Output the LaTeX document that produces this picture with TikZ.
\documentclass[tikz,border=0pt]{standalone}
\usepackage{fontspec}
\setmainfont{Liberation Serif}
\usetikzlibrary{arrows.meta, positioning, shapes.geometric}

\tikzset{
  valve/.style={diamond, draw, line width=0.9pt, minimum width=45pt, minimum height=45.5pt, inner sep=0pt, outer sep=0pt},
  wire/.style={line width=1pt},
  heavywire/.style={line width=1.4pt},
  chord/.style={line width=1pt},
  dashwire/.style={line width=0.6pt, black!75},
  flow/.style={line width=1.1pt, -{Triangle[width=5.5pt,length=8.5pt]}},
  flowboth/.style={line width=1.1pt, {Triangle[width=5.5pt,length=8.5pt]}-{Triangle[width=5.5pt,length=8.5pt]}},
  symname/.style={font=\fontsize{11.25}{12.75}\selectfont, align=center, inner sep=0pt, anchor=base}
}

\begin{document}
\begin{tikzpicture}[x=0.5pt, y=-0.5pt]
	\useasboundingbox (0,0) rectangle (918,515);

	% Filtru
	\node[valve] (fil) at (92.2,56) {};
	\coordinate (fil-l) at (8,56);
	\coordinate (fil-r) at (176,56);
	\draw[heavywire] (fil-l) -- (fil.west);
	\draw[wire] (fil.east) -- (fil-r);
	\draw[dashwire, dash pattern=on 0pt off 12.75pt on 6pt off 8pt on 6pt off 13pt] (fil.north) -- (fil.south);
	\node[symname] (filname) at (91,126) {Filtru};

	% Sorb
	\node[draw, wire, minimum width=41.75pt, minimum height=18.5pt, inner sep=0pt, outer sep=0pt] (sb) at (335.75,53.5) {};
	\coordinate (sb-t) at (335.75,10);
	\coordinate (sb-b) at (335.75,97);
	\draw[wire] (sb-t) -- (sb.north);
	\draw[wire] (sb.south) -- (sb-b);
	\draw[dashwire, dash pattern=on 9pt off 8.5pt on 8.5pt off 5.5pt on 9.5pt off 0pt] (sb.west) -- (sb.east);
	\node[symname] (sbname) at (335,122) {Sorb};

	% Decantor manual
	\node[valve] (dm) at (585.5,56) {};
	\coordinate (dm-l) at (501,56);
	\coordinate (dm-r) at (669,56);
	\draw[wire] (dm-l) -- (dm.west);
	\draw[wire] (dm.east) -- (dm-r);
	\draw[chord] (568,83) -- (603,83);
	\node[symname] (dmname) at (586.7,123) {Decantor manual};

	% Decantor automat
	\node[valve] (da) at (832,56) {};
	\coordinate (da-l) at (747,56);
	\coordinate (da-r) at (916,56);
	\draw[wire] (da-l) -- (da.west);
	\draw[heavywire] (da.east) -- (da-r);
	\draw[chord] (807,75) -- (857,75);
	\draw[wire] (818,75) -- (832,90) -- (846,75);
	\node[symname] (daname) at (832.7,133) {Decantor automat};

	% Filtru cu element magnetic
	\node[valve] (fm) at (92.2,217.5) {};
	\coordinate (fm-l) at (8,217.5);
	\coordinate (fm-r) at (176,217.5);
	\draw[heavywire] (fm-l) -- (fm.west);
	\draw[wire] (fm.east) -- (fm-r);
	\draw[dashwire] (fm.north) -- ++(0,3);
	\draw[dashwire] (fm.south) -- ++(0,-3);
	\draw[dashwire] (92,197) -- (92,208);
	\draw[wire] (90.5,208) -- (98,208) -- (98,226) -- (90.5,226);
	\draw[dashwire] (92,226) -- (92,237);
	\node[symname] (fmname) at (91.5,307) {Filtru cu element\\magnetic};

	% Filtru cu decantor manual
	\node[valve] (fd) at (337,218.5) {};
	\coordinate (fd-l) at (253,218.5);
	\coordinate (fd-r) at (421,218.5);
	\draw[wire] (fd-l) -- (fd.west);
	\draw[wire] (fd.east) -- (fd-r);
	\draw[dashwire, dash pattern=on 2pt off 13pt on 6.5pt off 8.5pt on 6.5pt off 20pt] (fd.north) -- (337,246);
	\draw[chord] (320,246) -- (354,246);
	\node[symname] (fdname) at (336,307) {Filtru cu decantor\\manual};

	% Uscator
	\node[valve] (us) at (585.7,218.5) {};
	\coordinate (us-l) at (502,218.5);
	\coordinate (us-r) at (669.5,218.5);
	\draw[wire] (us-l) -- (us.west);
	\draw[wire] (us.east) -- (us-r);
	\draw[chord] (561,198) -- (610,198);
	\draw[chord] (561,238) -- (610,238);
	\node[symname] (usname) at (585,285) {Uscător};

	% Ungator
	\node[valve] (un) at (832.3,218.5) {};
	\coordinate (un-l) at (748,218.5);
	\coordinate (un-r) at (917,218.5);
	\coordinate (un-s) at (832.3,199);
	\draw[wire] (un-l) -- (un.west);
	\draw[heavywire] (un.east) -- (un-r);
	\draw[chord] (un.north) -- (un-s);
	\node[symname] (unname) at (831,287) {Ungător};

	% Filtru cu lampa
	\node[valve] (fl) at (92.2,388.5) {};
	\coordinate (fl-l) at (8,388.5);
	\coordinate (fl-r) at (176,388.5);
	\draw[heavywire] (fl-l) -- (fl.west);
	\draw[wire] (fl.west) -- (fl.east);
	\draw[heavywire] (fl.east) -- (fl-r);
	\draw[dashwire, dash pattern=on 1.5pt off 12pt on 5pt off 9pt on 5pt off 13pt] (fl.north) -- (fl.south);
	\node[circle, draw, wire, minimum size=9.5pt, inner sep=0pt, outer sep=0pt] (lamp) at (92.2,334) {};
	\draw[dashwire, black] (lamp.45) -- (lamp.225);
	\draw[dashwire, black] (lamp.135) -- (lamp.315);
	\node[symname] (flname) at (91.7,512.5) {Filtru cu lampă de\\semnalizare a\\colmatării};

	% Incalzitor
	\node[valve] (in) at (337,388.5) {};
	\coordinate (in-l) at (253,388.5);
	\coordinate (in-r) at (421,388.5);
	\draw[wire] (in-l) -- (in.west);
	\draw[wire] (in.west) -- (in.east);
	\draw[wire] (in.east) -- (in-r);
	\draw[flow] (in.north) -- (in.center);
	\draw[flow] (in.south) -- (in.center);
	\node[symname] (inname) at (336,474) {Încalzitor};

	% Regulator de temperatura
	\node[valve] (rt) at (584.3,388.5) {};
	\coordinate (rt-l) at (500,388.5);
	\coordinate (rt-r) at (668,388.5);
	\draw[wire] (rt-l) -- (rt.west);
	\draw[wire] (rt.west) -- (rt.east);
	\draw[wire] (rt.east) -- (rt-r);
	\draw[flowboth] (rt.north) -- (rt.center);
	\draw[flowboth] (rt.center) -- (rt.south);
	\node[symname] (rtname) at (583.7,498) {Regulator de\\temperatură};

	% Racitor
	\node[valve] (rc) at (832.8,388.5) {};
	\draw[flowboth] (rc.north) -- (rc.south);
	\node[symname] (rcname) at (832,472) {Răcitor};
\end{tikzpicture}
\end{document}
^^^^^^^^^^^^^^^^
* _What to do_:
Give the listing again, word for word.

* _Full answer_:
Output the LaTeX document that produces this picture with TikZ.
\documentclass[tikz,border=0pt]{standalone}
\usepackage{fontspec}
\setmainfont{Liberation Serif}
\usetikzlibrary{arrows.meta, positioning, shapes.geometric}

\tikzset{
  valve/.style={diamond, draw, line width=0.9pt, minimum width=45pt, minimum height=45.5pt, inner sep=0pt, outer sep=0pt},
  wire/.style={line width=1pt},
  heavywire/.style={line width=1.4pt},
  chord/.style={line width=1pt},
  dashwire/.style={line width=0.6pt, black!75},
  flow/.style={line width=1.1pt, -{Triangle[width=5.5pt,length=8.5pt]}},
  flowboth/.style={line width=1.1pt, {Triangle[width=5.5pt,length=8.5pt]}-{Triangle[width=5.5pt,length=8.5pt]}},
  symname/.style={font=\fontsize{11.25}{12.75}\selectfont, align=center, inner sep=0pt, anchor=base}
}

\begin{document}
\begin{tikzpicture}[x=0.5pt, y=-0.5pt]
	\useasboundingbox (0,0) rectangle (918,515);

	% Filtru
	\node[valve] (fil) at (92.2,56) {};
	\coordinate (fil-l) at (8,56);
	\coordinate (fil-r) at (176,56);
	\draw[heavywire] (fil-l) -- (fil.west);
	\draw[wire] (fil.east) -- (fil-r);
	\draw[dashwire, dash pattern=on 0pt off 12.75pt on 6pt off 8pt on 6pt off 13pt] (fil.north) -- (fil.south);
	\node[symname] (filname) at (91,126) {Filtru};

	% Sorb
	\node[draw, wire, minimum width=41.75pt, minimum height=18.5pt, inner sep=0pt, outer sep=0pt] (sb) at (335.75,53.5) {};
	\coordinate (sb-t) at (335.75,10);
	\coordinate (sb-b) at (335.75,97);
	\draw[wire] (sb-t) -- (sb.north);
	\draw[wire] (sb.south) -- (sb-b);
	\draw[dashwire, dash pattern=on 9pt off 8.5pt on 8.5pt off 5.5pt on 9.5pt off 0pt] (sb.west) -- (sb.east);
	\node[symname] (sbname) at (335,122) {Sorb};

	% Decantor manual
	\node[valve] (dm) at (585.5,56) {};
	\coordinate (dm-l) at (501,56);
	\coordinate (dm-r) at (669,56);
	\draw[wire] (dm-l) -- (dm.west);
	\draw[wire] (dm.east) -- (dm-r);
	\draw[chord] (568,83) -- (603,83);
	\node[symname] (dmname) at (586.7,123) {Decantor manual};

	% Decantor automat
	\node[valve] (da) at (832,56) {};
	\coordinate (da-l) at (747,56);
	\coordinate (da-r) at (916,56);
	\draw[wire] (da-l) -- (da.west);
	\draw[heavywire] (da.east) -- (da-r);
	\draw[chord] (807,75) -- (857,75);
	\draw[wire] (818,75) -- (832,90) -- (846,75);
	\node[symname] (daname) at (832.7,133) {Decantor automat};

	% Filtru cu element magnetic
	\node[valve] (fm) at (92.2,217.5) {};
	\coordinate (fm-l) at (8,217.5);
	\coordinate (fm-r) at (176,217.5);
	\draw[heavywire] (fm-l) -- (fm.west);
	\draw[wire] (fm.east) -- (fm-r);
	\draw[dashwire] (fm.north) -- ++(0,3);
	\draw[dashwire] (fm.south) -- ++(0,-3);
	\draw[dashwire] (92,197) -- (92,208);
	\draw[wire] (90.5,208) -- (98,208) -- (98,226) -- (90.5,226);
	\draw[dashwire] (92,226) -- (92,237);
	\node[symname] (fmname) at (91.5,307) {Filtru cu element\\magnetic};

	% Filtru cu decantor manual
	\node[valve] (fd) at (337,218.5) {};
	\coordinate (fd-l) at (253,218.5);
	\coordinate (fd-r) at (421,218.5);
	\draw[wire] (fd-l) -- (fd.west);
	\draw[wire] (fd.east) -- (fd-r);
	\draw[dashwire, dash pattern=on 2pt off 13pt on 6.5pt off 8.5pt on 6.5pt off 20pt] (fd.north) -- (337,246);
	\draw[chord] (320,246) -- (354,246);
	\node[symname] (fdname) at (336,307) {Filtru cu decantor\\manual};

	% Uscator
	\node[valve] (us) at (585.7,218.5) {};
	\coordinate (us-l) at (502,218.5);
	\coordinate (us-r) at (669.5,218.5);
	\draw[wire] (us-l) -- (us.west);
	\draw[wire] (us.east) -- (us-r);
	\draw[chord] (561,198) -- (610,198);
	\draw[chord] (561,238) -- (610,238);
	\node[symname] (usname) at (585,285) {Uscător};

	% Ungator
	\node[valve] (un) at (832.3,218.5) {};
	\coordinate (un-l) at (748,218.5);
	\coordinate (un-r) at (917,218.5);
	\coordinate (un-s) at (832.3,199);
	\draw[wire] (un-l) -- (un.west);
	\draw[heavywire] (un.east) -- (un-r);
	\draw[chord] (un.north) -- (un-s);
	\node[symname] (unname) at (831,287) {Ungător};

	% Filtru cu lampa
	\node[valve] (fl) at (92.2,388.5) {};
	\coordinate (fl-l) at (8,388.5);
	\coordinate (fl-r) at (176,388.5);
	\draw[heavywire] (fl-l) -- (fl.west);
	\draw[wire] (fl.west) -- (fl.east);
	\draw[heavywire] (fl.east) -- (fl-r);
	\draw[dashwire, dash pattern=on 1.5pt off 12pt on 5pt off 9pt on 5pt off 13pt] (fl.north) -- (fl.south);
	\node[circle, draw, wire, minimum size=9.5pt, inner sep=0pt, outer sep=0pt] (lamp) at (92.2,334) {};
	\draw[dashwire, black] (lamp.45) -- (lamp.225);
	\draw[dashwire, black] (lamp.135) -- (lamp.315);
	\node[symname] (flname) at (91.7,512.5) {Filtru cu lampă de\\semnalizare a\\colmatării};

	% Incalzitor
	\node[valve] (in) at (337,388.5) {};
	\coordinate (in-l) at (253,388.5);
	\coordinate (in-r) at (421,388.5);
	\draw[wire] (in-l) -- (in.west);
	\draw[wire] (in.west) -- (in.east);
	\draw[wire] (in.east) -- (in-r);
	\draw[flow] (in.north) -- (in.center);
	\draw[flow] (in.south) -- (in.center);
	\node[symname] (inname) at (336,474) {Încalzitor};

	% Regulator de temperatura
	\node[valve] (rt) at (584.3,388.5) {};
	\coordinate (rt-l) at (500,388.5);
	\coordinate (rt-r) at (668,388.5);
	\draw[wire] (rt-l) -- (rt.west);
	\draw[wire] (rt.west) -- (rt.east);
	\draw[wire] (rt.east) -- (rt-r);
	\draw[flowboth] (rt.north) -- (rt.center);
	\draw[flowboth] (rt.center) -- (rt.south);
	\node[symname] (rtname) at (583.7,498) {Regulator de\\temperatură};

	% Racitor
	\node[valve] (rc) at (832.8,388.5) {};
	\draw[flowboth] (rc.north) -- (rc.south);
	\node[symname] (rcname) at (832,472) {Răcitor};
\end{tikzpicture}
\end{document}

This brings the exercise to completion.